▶ Task objective: Pictures stay out of this copy, which runs from the first line of the material through the line containing "(0,0) rectangle (768,676);".

** Begin Given information **

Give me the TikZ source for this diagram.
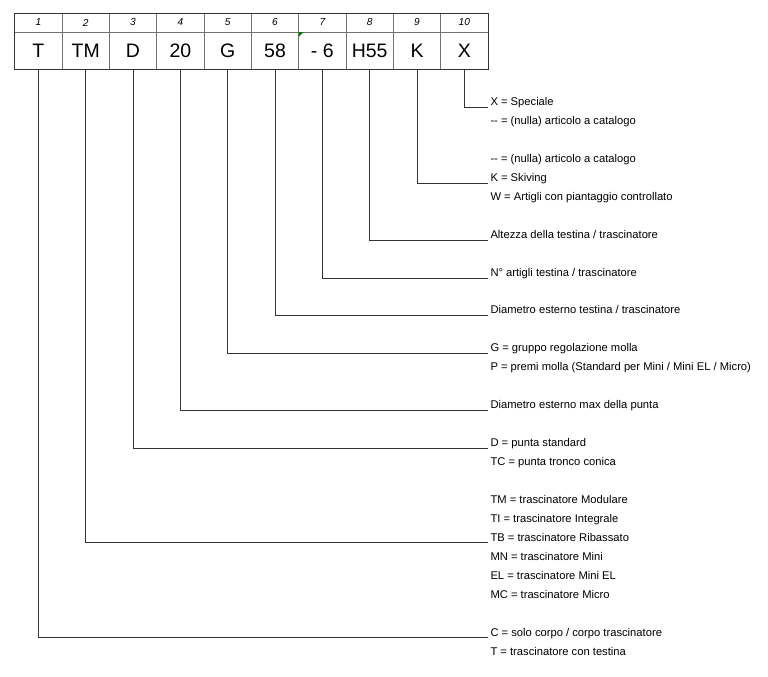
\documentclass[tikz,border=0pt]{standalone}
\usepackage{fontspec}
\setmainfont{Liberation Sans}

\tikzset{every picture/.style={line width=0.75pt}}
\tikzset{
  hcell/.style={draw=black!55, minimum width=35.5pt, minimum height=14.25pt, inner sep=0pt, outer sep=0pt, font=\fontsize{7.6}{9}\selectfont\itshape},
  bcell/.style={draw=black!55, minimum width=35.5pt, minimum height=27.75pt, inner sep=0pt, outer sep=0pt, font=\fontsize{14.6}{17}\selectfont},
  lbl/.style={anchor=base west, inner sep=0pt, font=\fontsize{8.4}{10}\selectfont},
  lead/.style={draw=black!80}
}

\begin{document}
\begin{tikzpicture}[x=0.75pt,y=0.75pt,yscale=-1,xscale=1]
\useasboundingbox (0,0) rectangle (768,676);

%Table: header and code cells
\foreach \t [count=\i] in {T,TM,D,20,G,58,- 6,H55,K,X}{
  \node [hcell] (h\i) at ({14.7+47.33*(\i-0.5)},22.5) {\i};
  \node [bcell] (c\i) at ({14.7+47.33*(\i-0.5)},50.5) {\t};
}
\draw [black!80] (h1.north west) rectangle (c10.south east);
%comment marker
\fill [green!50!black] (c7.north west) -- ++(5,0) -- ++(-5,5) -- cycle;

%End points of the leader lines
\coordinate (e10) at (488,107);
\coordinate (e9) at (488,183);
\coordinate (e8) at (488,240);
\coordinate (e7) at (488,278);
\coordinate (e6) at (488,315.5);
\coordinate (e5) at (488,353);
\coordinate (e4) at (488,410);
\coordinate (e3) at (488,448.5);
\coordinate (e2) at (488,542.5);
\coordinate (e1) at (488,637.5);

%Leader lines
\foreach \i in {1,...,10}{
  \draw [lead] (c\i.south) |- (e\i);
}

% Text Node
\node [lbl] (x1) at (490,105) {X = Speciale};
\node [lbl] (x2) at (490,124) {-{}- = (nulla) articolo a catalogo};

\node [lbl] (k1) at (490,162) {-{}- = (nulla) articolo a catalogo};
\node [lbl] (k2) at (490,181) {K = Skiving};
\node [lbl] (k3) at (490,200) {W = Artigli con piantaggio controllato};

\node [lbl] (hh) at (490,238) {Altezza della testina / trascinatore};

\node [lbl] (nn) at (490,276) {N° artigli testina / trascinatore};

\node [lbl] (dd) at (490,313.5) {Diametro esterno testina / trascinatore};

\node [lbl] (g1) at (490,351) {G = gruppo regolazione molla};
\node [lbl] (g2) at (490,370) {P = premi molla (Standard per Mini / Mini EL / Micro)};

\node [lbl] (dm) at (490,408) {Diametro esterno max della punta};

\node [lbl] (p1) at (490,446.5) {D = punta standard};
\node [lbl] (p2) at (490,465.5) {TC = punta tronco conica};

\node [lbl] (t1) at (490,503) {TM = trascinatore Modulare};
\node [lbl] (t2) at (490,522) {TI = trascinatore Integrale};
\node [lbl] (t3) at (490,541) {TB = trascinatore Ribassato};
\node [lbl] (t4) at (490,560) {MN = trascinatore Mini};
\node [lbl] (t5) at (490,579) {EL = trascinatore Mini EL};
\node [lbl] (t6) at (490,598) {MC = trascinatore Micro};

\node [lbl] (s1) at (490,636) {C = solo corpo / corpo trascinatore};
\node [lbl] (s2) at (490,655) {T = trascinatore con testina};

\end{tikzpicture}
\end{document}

** End Given information **

▶ The answer:
Give me the TikZ source for this diagram.
\documentclass[tikz,border=0pt]{standalone}
\usepackage{fontspec}
\setmainfont{Liberation Sans}

\tikzset{every picture/.style={line width=0.75pt}}
\tikzset{
  hcell/.style={draw=black!55, minimum width=35.5pt, minimum height=14.25pt, inner sep=0pt, outer sep=0pt, font=\fontsize{7.6}{9}\selectfont\itshape},
  bcell/.style={draw=black!55, minimum width=35.5pt, minimum height=27.75pt, inner sep=0pt, outer sep=0pt, font=\fontsize{14.6}{17}\selectfont},
  lbl/.style={anchor=base west, inner sep=0pt, font=\fontsize{8.4}{10}\selectfont},
  lead/.style={draw=black!80}
}

\begin{document}
\begin{tikzpicture}[x=0.75pt,y=0.75pt,yscale=-1,xscale=1]
\useasboundingbox (0,0) rectangle (768,676);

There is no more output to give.